4 MIN. DE LECTURA
* EU sugar production linked to prices of alternative crops
* Big swings in EU sugar output seen after 2017
* Bloc's sugar exports could find markets as far as Asia
By David Brough
LONDON, Aug 8 (Reuters) - The European Union, a net sugar importer, could emerge as a major exporter of white sugar to the Middle East and Africa after production quotas are lifted in 2017, eroding the market share of northern hemisphere refineries.
The EU is expected to end sugar production quotas - currently at some 14 million tonnes per year - as part of reforms to create a freer sugar market.
Analysts said the volume of EU sugar exports after the lifting of quotas would be linked to growers' assessments of international sugar prices relative to alternative crops such as grains, as well as production and freight costs.

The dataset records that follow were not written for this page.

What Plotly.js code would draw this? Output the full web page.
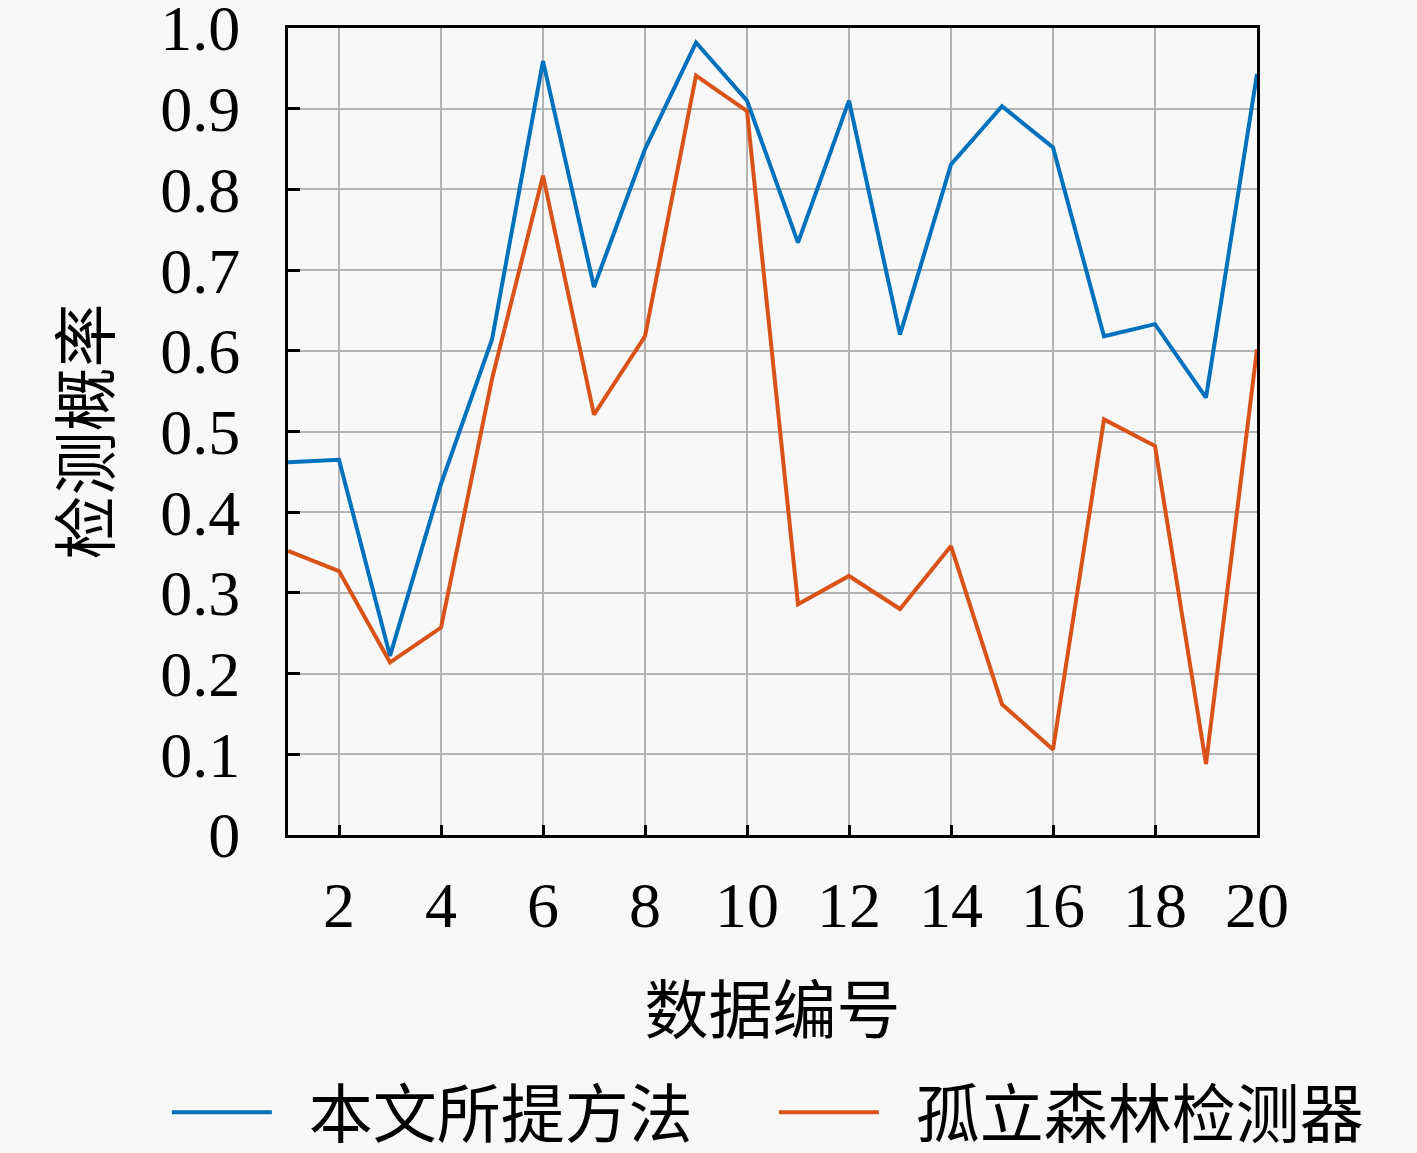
<!DOCTYPE html>
<html>
<head>
<meta charset="utf-8">
<script src="https://cdn.plot.ly/plotly-3.0.1.min.js"></script>
<style>
  body { margin: 0; background: #f8f8f8; }
  #chart { width: 1417px; height: 1153px; }
</style>
</head>
<body>
<div id="chart"></div>
<script>
// data numbers 1..20
var ids = [1, 2, 3, 4, 5, 6, 7, 8, 9, 10, 11, 12, 13, 14, 15, 16, 17, 18, 19, 20]

// detection probability, proposed method
var proposed = [0.462, 0.465, 0.222, 0.435, 0.614, 0.959, 0.679, 0.85, 0.982, 0.91,
  0.734, 0.91, 0.62, 0.831, 0.903, 0.852, 0.618, 0.633, 0.542, 0.943]

// detection probability, isolation forest detector
var iforest = [0.352, 0.327, 0.214, 0.257, 0.565, 0.817, 0.521, 0.618, 0.941, 0.897,
  0.286, 0.321, 0.28, 0.358, 0.162, 0.106, 0.515, 0.482, 0.088, 0.602]

var names = ["本文所提方法", "孤立森林检测器"]

var yTickVals = [0, 0.1, 0.2, 0.3, 0.4, 0.5, 0.6, 0.7, 0.8, 0.9, 1.0]
var yTickText = ["0", "0.1", "0.2", "0.3", "0.4", "0.5", "0.6", "0.7", "0.8", "0.9", "1.0"]
var xTickVals = [2, 4, 6, 8, 10, 12, 14, 16, 18, 20]

var numFont = "Liberation Serif, DejaVu Serif, serif"
var cjkFont = "Noto Sans CJK SC, sans-serif"

// en space keeps a gap between legend line and label
var gap = "\u2002"

var data = [
  {
    type: "scatter",
    mode: "lines",
    x: ids,
    y: proposed,
    name: gap + names[0],
    line: { color: "#0072BD", width: 4 },
  },
  {
    type: "scatter",
    mode: "lines",
    x: ids,
    y: iforest,
    name: gap + names[1],
    line: { color: "#D95319", width: 4 },
  },
]

var layout = {
  width: 1417,
  height: 1153,
  margin: { t: 28, r: 160, l: 288, b: 318, autoexpand: false },
  paper_bgcolor: "#f8f8f8",
  plot_bgcolor: "#f8f8f8",
  showlegend: true,
  legend: {
    orientation: "h",
    x: -0.125,
    xanchor: "left",
    y: -0.404,
    yanchor: "bottom",
    itemwidth: 100,
    entrywidth: 492,
    font: { family: cjkFont, size: 64, color: "#000" },
    bgcolor: "rgba(0,0,0,0)",
  },
  xaxis: {
    range: [1, 20],
    tickvals: xTickVals,
    ticks: "inside",
    ticklen: 10,
    tickwidth: 3,
    tickcolor: "#000",
    showline: true,
    linecolor: "#000",
    linewidth: 3,
    mirror: true,
    showgrid: true,
    gridcolor: "#b4b4b4",
    gridwidth: 1.5,
    zeroline: false,
    ticklabelstandoff: 12,
    ticklabeloverflow: "allow",
    tickfont: { family: numFont, size: 64, color: "#000" },
    title: {
      text: "数据编号",
      standoff: 49,
      font: { family: cjkFont, size: 64, color: "#000" },
    },
  },
  yaxis: {
    range: [0, 1],
    tickvals: yTickVals,
    ticktext: yTickText,
    ticks: "inside",
    ticklen: 12,
    tickwidth: 3,
    tickcolor: "#000",
    showline: true,
    linecolor: "#000",
    linewidth: 3,
    mirror: true,
    showgrid: true,
    gridcolor: "#b4b4b4",
    gridwidth: 1.5,
    zeroline: false,
    ticklabelstandoff: 32,
    ticklabeloverflow: "allow",
    tickfont: { family: numFont, size: 64, color: "#000" },
    title: {
      text: "检测概率",
      standoff: 30,
      font: { family: cjkFont, size: 64, color: "#000" },
    },
  },
}

Plotly.newPlot("chart", data, layout, { displayModeBar: false })
</script>
</body>
</html>
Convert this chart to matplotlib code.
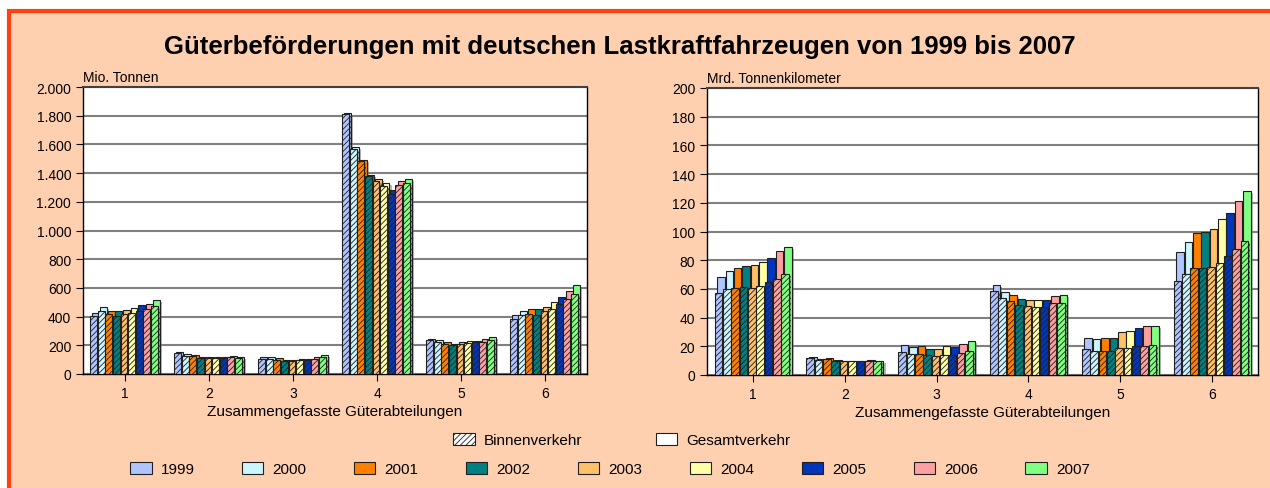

Some analysts said they believed the EU had the potential to export some 2 million tonnes a year after quotas are lifted.
"When world sugar prices are high, EU beet farmers will export a lot of sugar - and vice versa," said Robin Shaw, soft commodities analyst with broker Marex Spectron.
Shaw said he saw potential for big swings in annual EU output after the lifting of quotas, as beets have a short cycle and farmers can quickly switch out of the crop into alternatives.
"The EU will have big swing capability - between sowing a little beet or a lot," he said.
The EU produced 15.45 million tonnes of sugar in 2013/14 (October/September), according to the London-based International Sugar Organization (ISO). EU sugar consumption was estimated at 18.2 million tonnes in the same period.
The main markets for EU white sugar exports would be nearby destinations, notably the Middle East and North Africa, and possibly further afield, in West and East Africa.
Depending on freight rates and quality requirements, EU sugar exports post-2017 could even appeal to Asian markets, said Tracey Allen, commodity analyst with Rabobank.
The likely surge in EU sugar exports will eat into the market share of refineries in the northern hemisphere.
Such refiners include ASR Group, owner of Tate & Lyle, and India's Shree Renuka Sugars Ltd.
"There could be a doubling of EU sugar exports by 2018/19, increasing competitive pressure for northern hemisphere refineries such as Al Khaleej in Dubai and Cevital in Algeria," said Sergey Gudoshnikov, a senior economist with the ISO.
Rising competition facing such refineries from the increased flow of white sugar exports from the EU will force plants to cut costs and scramble for new markets.
Analysts predicted downward pressure on whites-over-raws sugar premiums, now close to breakeven levels for many refineries, due to expectations of increased supplies of EU white sugar.
The October/October white premium was $77.00/$77.50 per tonne on Friday.
The lifting of a 690,000-tonne EU production quota for isoglucose, a cereal-based sweetener, is likely to lead to an increase in isoglucose output to the equivalent of 2 million tonnes of sugar in the EU market, Gudoshnikov said.